Stability and thermophysical properties enhancement of Al2O3-water nanofluid using cationic CTAB surfactant

Abstract

Excellent thermal characteristics of homogeneous dispersion of nano-sized particles in a carrier fluid (nanofluid) make it appealing for use in a variety of thermal applications. The study aims to prepare stable aqua-Al2O3 nanofluid utilizing a two-step method. To increase nanofluid stability, a cationic surfactant called cetyltrimethylammonium bromide (CTAB) is used. The carrier fluid is heated while magnetic stirring is used to increase nanoparticle distribution. Bath sonication with concurrent heating and probe sonication is used to improve long-term stability. The chemical composition of γ-Al2O3 was confirmed by X-ray diffraction (XRD) results, and Scanning Electron Microscopy (SEM) images revealed the shape and mean size of the particles. The stability of the synthesized sample is evaluated utilizing a variety of stability evaluation techniques, including visual examination, UV-vis spectrometry, and Dynamic Light Scattering (DLS), at various time intervals, including 1, 8, 15, and 30 days.

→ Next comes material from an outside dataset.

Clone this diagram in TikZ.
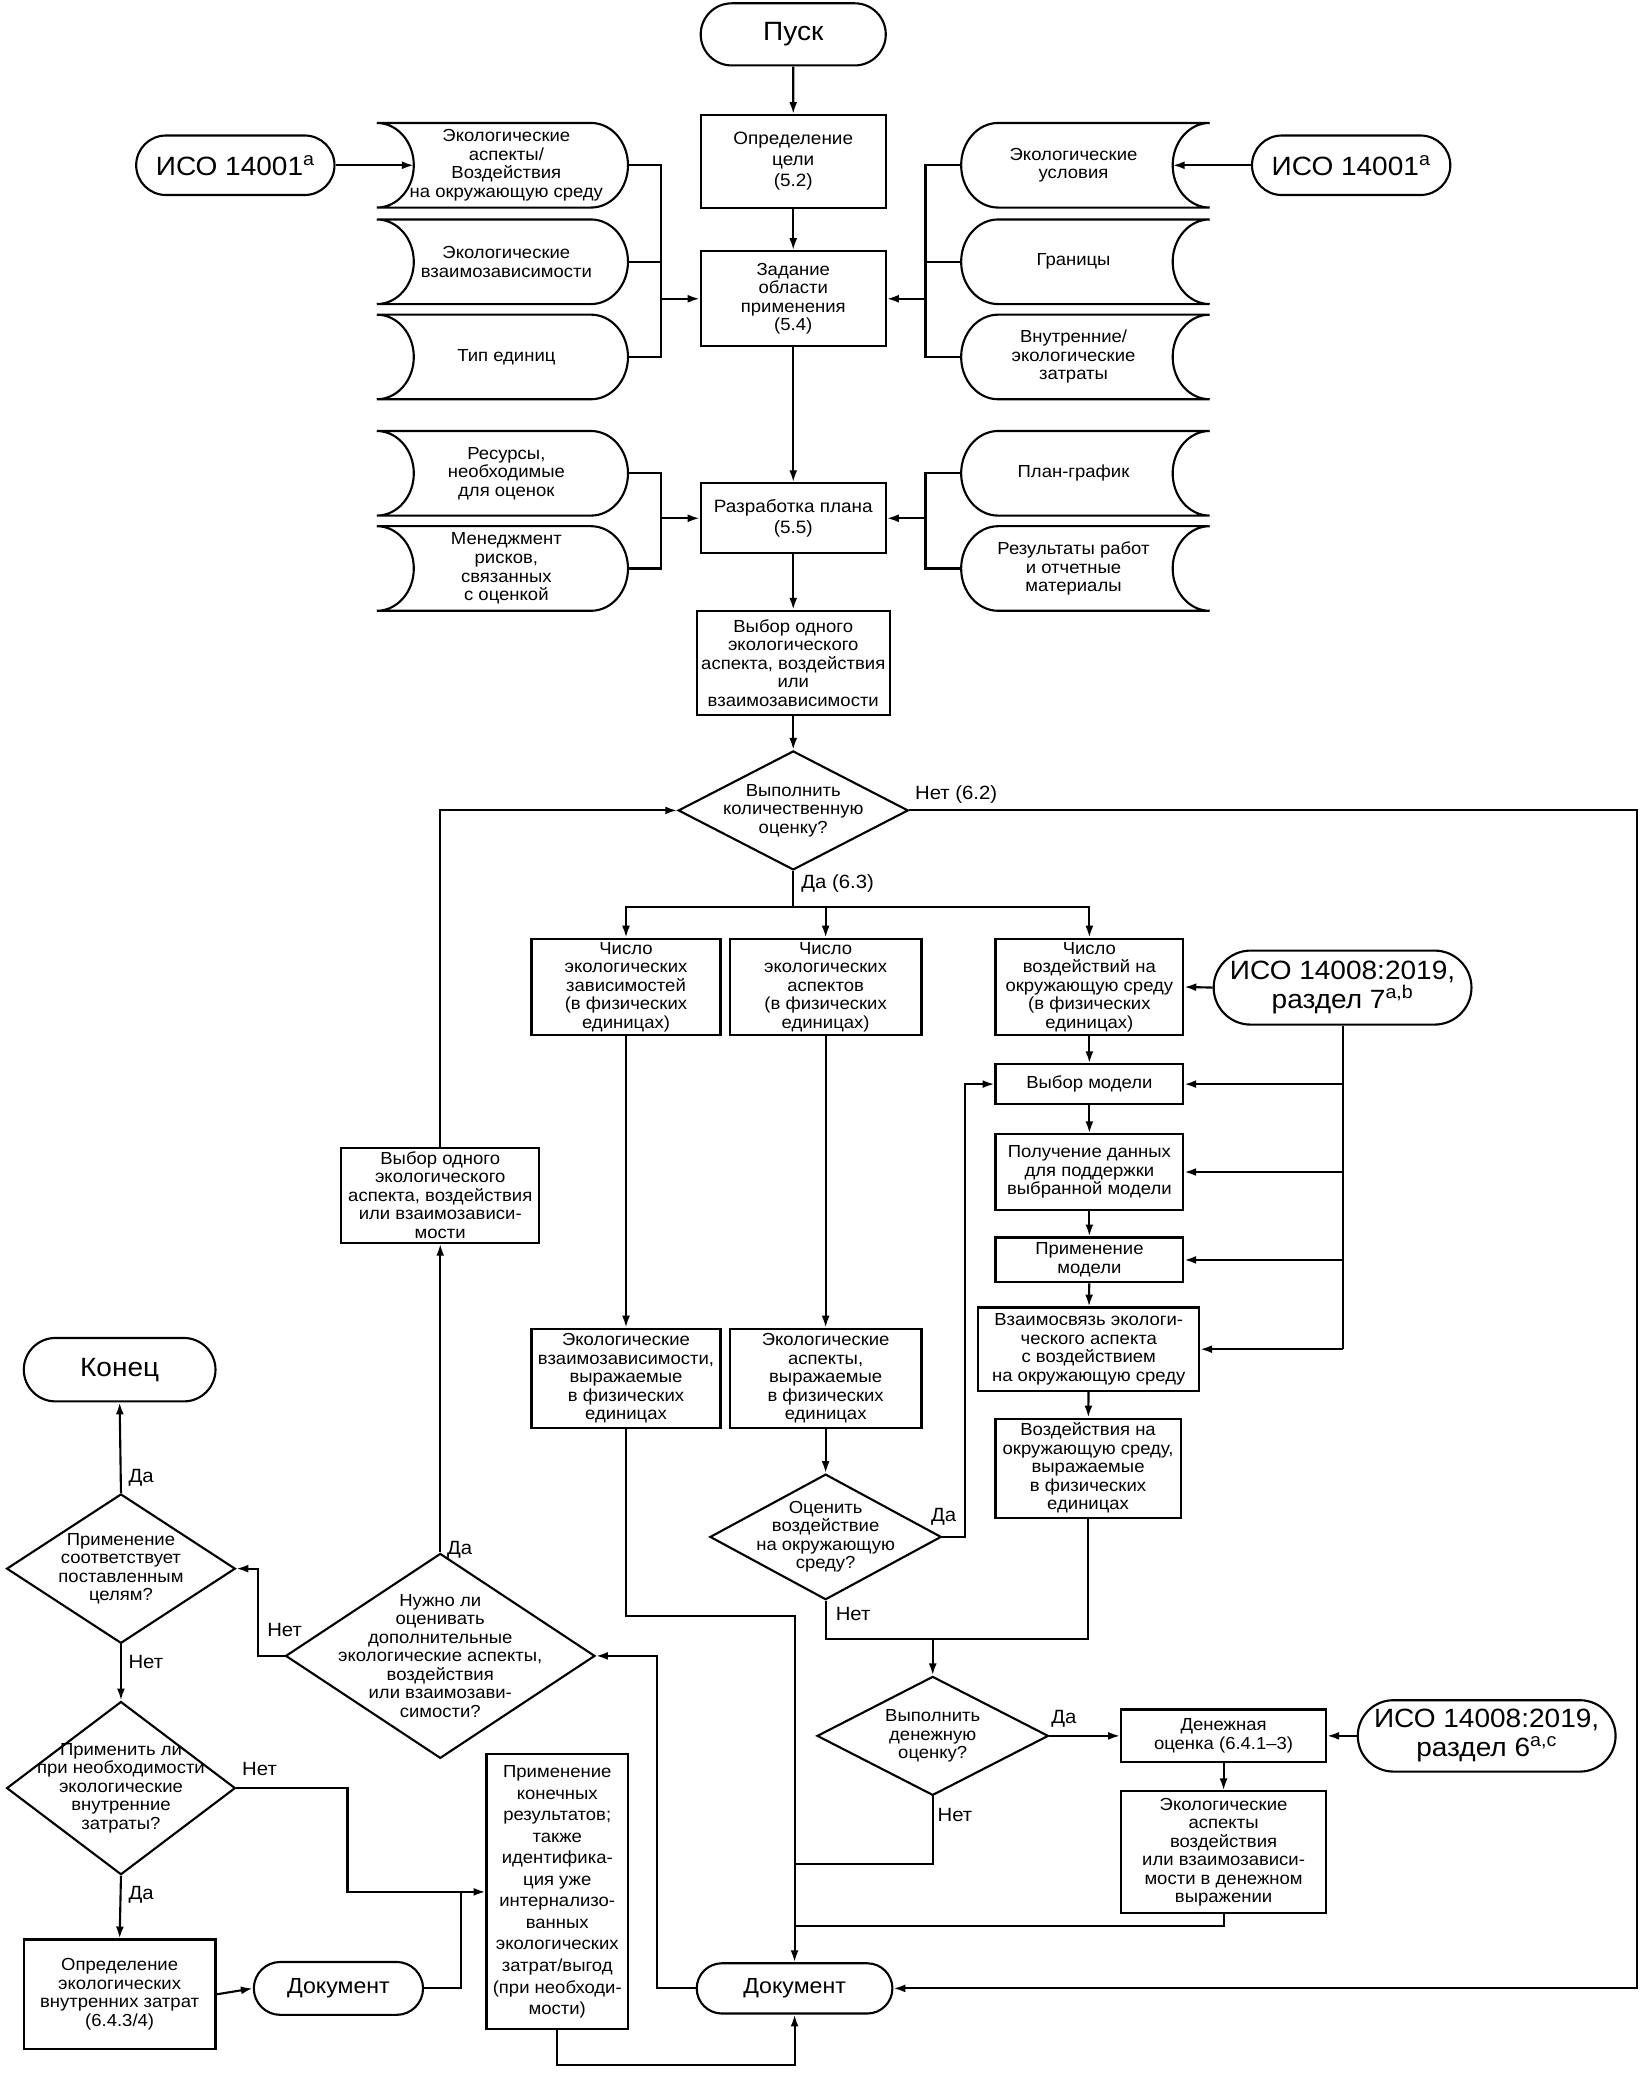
\documentclass[tikz,border=0pt]{standalone}
\usepackage{fontspec}
\setmainfont{Liberation Sans}[FakeStretch=1.06]
\usetikzlibrary{arrows.meta,shapes.misc,shapes.geometric,calc}
\newcommand\fsm{\fontsize{13.2}{14}\selectfont}
\newcommand\fmd{\fontsize{13.5}{16}\selectfont}
\newcommand\fbg{\fontsize{20}{22}\selectfont}
\newcommand\fdc{\fontsize{16.5}{18}\selectfont}
\newcommand\flb{\fontsize{14.5}{16}\selectfont}
\newcommand\sdleft[4]{%
 \pgfmathsetmacro\sdym{(#2+#4)/2}\pgfmathsetmacro\sdhh{(#4-#2)/2*0.552}%
 \draw[ln] (#1,#2) -- ({#3-28},#2) .. controls ({#3-12.5},#2) and (#3,{\sdym-\sdhh}) .. (#3,\sdym)
  .. controls (#3,{\sdym+\sdhh}) and ({#3-12.5},#4) .. ({#3-28},#4) -- (#1,#4)
  .. controls ({#1+15.5},#4) and ({#1+28},{\sdym+\sdhh}) .. ({#1+28},\sdym)
  .. controls ({#1+28},{\sdym-\sdhh}) and ({#1+15.5},#2) .. (#1,#2) -- cycle;}
\newcommand\sdright[4]{%
 \pgfmathsetmacro\sdym{(#2+#4)/2}\pgfmathsetmacro\sdhh{(#4-#2)/2*0.552}%
 \draw[ln] (#3,#2) -- ({#1+28},#2) .. controls ({#1+12.5},#2) and (#1,{\sdym-\sdhh}) .. (#1,\sdym)
  .. controls (#1,{\sdym+\sdhh}) and ({#1+12.5},#4) .. ({#1+28},#4) -- (#3,#4)
  .. controls ({#3-15.5},#4) and ({#3-28},{\sdym+\sdhh}) .. ({#3-28},\sdym)
  .. controls ({#3-28},{\sdym-\sdhh}) and ({#3-15.5},#2) .. (#3,#2) -- cycle;}
\tikzset{
 ln/.style={line width=1.6pt},
 ar/.style={ln,-{Latex[length=9pt,width=6pt]}},
 wh/.style 2 args={minimum width=#1pt,minimum height=#2pt},
 bx/.style={draw,ln,rectangle,inner sep=0pt,align=center,font=\fsm},
 tm/.style={draw,ln,rounded rectangle,inner sep=0pt,align=center},
 dc/.style={draw,ln,diamond,inner sep=0pt},
 dtx/.style={align=center,font=\fsm,inner sep=0pt},
 sdn/.style={rectangle,inner sep=0pt},
 lb/.style={font=\flb,inner sep=0pt,anchor=west},
}
\begin{document}
\begin{tikzpicture}[x=1pt,y=-1pt]
\fill[white] (0,0) rectangle (1242,1568);
\useasboundingbox (0,0) rectangle (1242,1568);

% ---------- main column ----------
\node[tm,wh={140}{47},font=\fbg] (start) at (600,26) {Пуск};
\node[bx,wh={140}{70},font=\fmd] (goal) at (600,122) {Определение\\цели\\(5.2)};
\node[bx,wh={140}{72}] (scope) at (600,226) {Задание\\области\\применения\\(5.4)};
\node[bx,wh={140}{53},font=\fmd] (plan) at (600,392) {Разработка плана\\(5.5)};
\node[bx,wh={146}{79}] (sel1) at (600,501.5) {Выбор одного\\экологического\\аспекта, воздействия\\или\\взаимозависимости};
\node[dc,wh={174}{90},label={[dtx]center:{Выполнить\\количественную\\оценку?}}] (q1) at (600,613) {};

\draw[ar] (start) -- (goal);
\draw[ar] (goal) -- (scope);
\draw[ar] (scope) -- (plan);
\draw[ar] (plan) -- (sel1);
\draw[ar] (sel1) -- (q1);

% ---------- inputs left ----------
\sdleft{285}{93}{475}{157}
\sdleft{285}{166}{475}{230}
\sdleft{285}{238}{475}{302}
\sdleft{285}{326}{475}{390}
\sdleft{285}{398}{475}{462}
\node[sdn,wh={190}{64},label={[dtx,xshift=3pt]center:{Экологические\\аспекты/\\Воздействия\\на окружающую среду}}] (L1) at (380,125) {};
\node[sdn,wh={190}{64},label={[dtx,xshift=3pt]center:{Экологические\\взаимозависимости}}] (L2) at (380,198) {};
\node[sdn,wh={190}{64},label={[dtx,xshift=3pt]center:{Тип единиц}}] (L3) at (380,270) {};
\node[sdn,wh={190}{64},label={[dtx,xshift=3pt]center:{Ресурсы,\\необходимые\\для оценок}}] (L4) at (380,358) {};
\node[sdn,wh={190}{64},label={[dtx,xshift=3pt]center:{Менеджмент\\рисков,\\связанных\\с оценкой}}] (L5) at (380,430) {};

% ---------- inputs right ----------
\sdright{727}{93}{915}{157}
\sdright{727}{166}{915}{230}
\sdright{727}{238}{915}{302}
\sdright{727}{326}{915}{390}
\sdright{727}{398}{915}{462}
\node[sdn,wh={188}{64},label={[dtx,xshift=-9pt]center:{Экологические\\условия}}] (R1) at (821,125) {};
\node[sdn,wh={188}{64},label={[dtx,xshift=-9pt]center:{Границы}}] (R2) at (821,198) {};
\node[sdn,wh={188}{64},label={[dtx,xshift=-9pt]center:{Внутренние/\\экологические\\затраты}}] (R3) at (821,270) {};
\node[sdn,wh={188}{64},label={[dtx,xshift=-9pt]center:{План-график}}] (R4) at (821,358) {};
\node[sdn,wh={188}{64},label={[dtx,xshift=-9pt]center:{Результаты работ\\и отчетные\\материалы}}] (R5) at (821,430) {};

\coordinate (bl) at (500,0);
\coordinate (brr) at (700,0);
\draw[ln] (L1.east) -| (bl |- L3.east) -- (L3.east);
\draw[ln] (L2.east) -- (bl |- L2.east);
\draw[ar] (bl |- scope.west) -- (scope.west);
\draw[ln] (R1.west) -| (brr |- R3.west) -- (R3.west);
\draw[ln] (R2.west) -- (brr |- R2.west);
\draw[ar] (brr |- scope.east) -- (scope.east);
\draw[ln] (L4.east) -| (bl |- L5.east) -- (L5.east);
\draw[ar] (bl |- plan.west) -- (plan.west);
\draw[ln] (R4.west) -| (brr |- R5.west) -- (R5.west);
\draw[ar] (brr |- plan.east) -- (plan.east);

\node[tm,wh={150}{45},font=\fbg] (iso1) at (178,125) {ИСО 14001\textsuperscript{a}};
\node[tm,wh={150}{45},font=\fbg] (iso2) at (1022,125) {ИСО 14001\textsuperscript{a}};
\coordinate (L1c) at (313,125);
\coordinate (R1c) at (887,125);
\draw[ar] (iso1.east) -- (L1c);
\draw[ar] (iso2.west) -- (R1c);

% ---------- quantitative branch ----------
\node[lb] at (692,601) {Нет (6.2)};
\node[lb] at (606,668) {Да (6.3)};
\coordinate (brq) at (600,686);
\node[bx,wh={143}{73}] (nA) at (473.5,746.5) {Число\\экологических\\зависимостей\\(в физических\\единицах)};
\node[bx,wh={145}{73}] (nB) at (624.5,746.5) {Число\\экологических\\аспектов\\(в физических\\единицах)};
\node[bx,wh={142}{73}] (nC) at (824,746.5) {Число\\воздействий на\\окружающую среду\\(в физических\\единицах)};
\draw[ln] (q1.south) -- (brq);
\draw[ar] (brq) -| (nA.north);
\draw[ar] (brq) -| (nC.north);
\draw[ar] (brq -| nB.north) -- (nB.north);

\node[tm,wh={195}{56},font=\fbg] (iso7) at (1015.5,747) {ИСО 14008:2019,\\раздел 7\textsuperscript{a,b}};
\draw[ar] (iso7.west) -- (nC.east);

\node[bx,wh={142}{30}] (model) at (824,820) {Выбор модели};
\node[bx,wh={142}{57}] (data) at (824,886.5) {Получение данных\\для поддержки\\выбранной модели};
\node[bx,wh={142}{34}] (apply) at (824,953) {Применение\\модели};
\node[bx,wh={167}{63}] (link) at (823.5,1020.5) {Взаимосвязь экологи-\\ческого аспекта\\с воздействием\\на окружающую среду};
\node[bx,wh={140}{75}] (impact) at (823,1110.5) {Воздействия на\\окружающую среду,\\выражаемые\\в физических\\единицах};
\draw[ar] (nC) -- (model);
\draw[ar] (model) -- (data);
\draw[ar] (data) -- (apply);
\draw[ar] (apply) -- (link);
\draw[ar] (link) -- (impact);
\draw[ln] (iso7.south) -- (iso7.south |- link.east);
\draw[ar] (iso7.south |- model.east) -- (model.east);
\draw[ar] (iso7.south |- data.east) -- (data.east);
\draw[ar] (iso7.south |- apply.east) -- (apply.east);
\draw[ar] (iso7.south |- link.east) -- (link.east);

\node[bx,wh={143}{75}] (A2) at (473.5,1042.5) {Экологические\\взаимозависимости,\\выражаемые\\в физических\\единицах};
\node[bx,wh={145}{75}] (B2) at (624.5,1042.5) {Экологические\\аспекты,\\выражаемые\\в физических\\единицах};
\draw[ar] (nA) -- (A2);
\draw[ar] (nB) -- (B2);

\node[dc,wh={175}{95},label={[dtx]center:{Оценить\\воздействие\\на окружающую\\среду?}}] (q2) at (624.5,1162.5) {};
\draw[ar] (B2) -- (q2);
\draw[ar] (q2.east) -- ++(17,0) |- (model.west);
\node[lb] at (704,1147) {Да};
\node[lb] at (632,1221) {Нет};
\coordinate (j1) at (0,1240);
\draw[ln] (q2.south) -- (q2.south |- j1) -- (impact.south |- j1) -- (impact.south);

\node[dc,wh={175}{90},label={[dtx]center:{Выполнить\\денежную\\оценку?}}] (q3) at (705.5,1313) {};
\draw[ar] (q3.north |- j1) -- (q3.north);
\node[lb] at (795,1300) {Да};
\node[lb] at (709,1373) {Нет};

\node[bx,wh={155}{40}] (money) at (925.5,1313) {Денежная\\оценка (6.4.1--3)};
\node[tm,wh={195}{54},font=\fbg] (iso6) at (1124.5,1313) {ИСО 14008:2019,\\раздел 6\textsuperscript{a,c}};
\node[bx,wh={155}{92}] (mres) at (925.5,1401) {Экологические\\аспекты\\воздействия\\или взаимозависи-\\мости в денежном\\выражении};
\draw[ar] (q3.east) -- (money.west);
\draw[ar] (iso6.west) -- (money.east);
\draw[ar] (money) -- (mres);

% ---------- document ----------
\node[tm,wh={148}{38},font=\fdc] (doc) at (601,1504) {Документ};
\draw[ar] (A2.south) -- (A2.south |- 0,1222) -| (doc.north);
\draw[ln] (q3.south) |- (doc.north |- 0,1410);
\draw[ln] (mres.south) -- (mres.south |- 0,1457) -- (doc.north |- 0,1457);
\coordinate (rr) at (1238,0);
\draw[ar] (q1.east) -- (q1.east -| rr) |- (doc.east);

% ---------- left loop ----------
\node[dc,wh={234}{155},label={[dtx]center:{Нужно ли\\оценивать\\дополнительные\\экологические аспекты,\\воздействия\\или взаимозави-\\симости?}}] (q4) at (333,1252.5) {};
\node[bx,wh={150}{72}] (sel2) at (333,904) {Выбор одного\\экологического\\аспекта, воздействия\\или взаимозависи-\\мости};
\draw[ar] (doc.west) -- ++(-29,0) |- (q4.east);
\draw[ar] (q4.north) -- (sel2.south);
\draw[ar] (sel2.north) |- (q1.west);
\node[lb] at (338,1172) {Да};
\node[lb] at (202,1233) {Нет};

\node[dc,wh={173}{113},label={[dtx]center:{Применение\\соответствует\\поставленным\\целям?}}] (q5) at (91.5,1186.5) {};
\node[tm,wh={145}{48},font=\fbg] (endn) at (90.5,1036) {Конец};
\draw[ar] (q4.west) -- ++(-20,0) |- (q5.east);
\draw[ar] (q5.north) -- (endn.south);
\node[lb] at (97,1118) {Да};
\node[lb] at (97,1257) {Нет};

\node[dc,wh={173}{131},label={[dtx]center:{Применить ли\\при необходимости\\экологические\\внутренние\\затраты?}}] (q6) at (91.5,1352.5) {};
\draw[ar] (q5.south) -- (q6.north);
\node[lb] at (183,1338) {Нет};
\node[lb] at (97,1433) {Да};

\node[bx,wh={145}{83}] (intern) at (90.5,1508.5) {Определение\\экологических\\внутренних затрат\\(6.4.3/4)};
\node[tm,wh={128}{40},font=\fdc] (doc2) at (256,1504) {Документ};
\node[bx,wh={107}{208},font=\fontsize{13.2}{16.3}\selectfont] (final) at (421.5,1431) {Применение\\конечных\\результатов;\\также\\идентифика-\\ция уже\\интернализо-\\ванных\\экологических\\затрат/выгод\\(при необходи-\\мости)};
\draw[ar] (q6.south) -- (intern.north);
\draw[ar] (intern.east) -- (doc2.west);
\draw[ar] (q6.east) -- ++(84,0) |- (final.west);
\draw[ln] (doc2.east) -- ++(28,0) |- ($(final.west)+(-10,0)$);
\draw[ar] (final.south) -- (final.south |- 0,1562) -| (doc.south);
\end{tikzpicture}
\end{document}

After 15 days of manufacture, the stability of the nanofluid without surfactant was low. Due to improved particle suspension, nanofluid with surfactant has demonstrated greater UV-vis light absorption. After a month of synthesis, it was discovered that the mean particle sizes of suspended nanoparticles in carrier fluid were 80 nm and 536 nm for nanofluid with and without surfactant respectively. KD2Pro thermal analyzer and viscometer were used to measure the thermal conductivity and viscosity of nanofluid. As per the experimental results, a nanofluid's thermophysical characteristics were found to be improved with volume concentration of nanofluid. Maximum augmentation in thermal conductivity and dynamic viscosity is 8.5% and 76.2% respectively at 1% nanofluid volume concentration.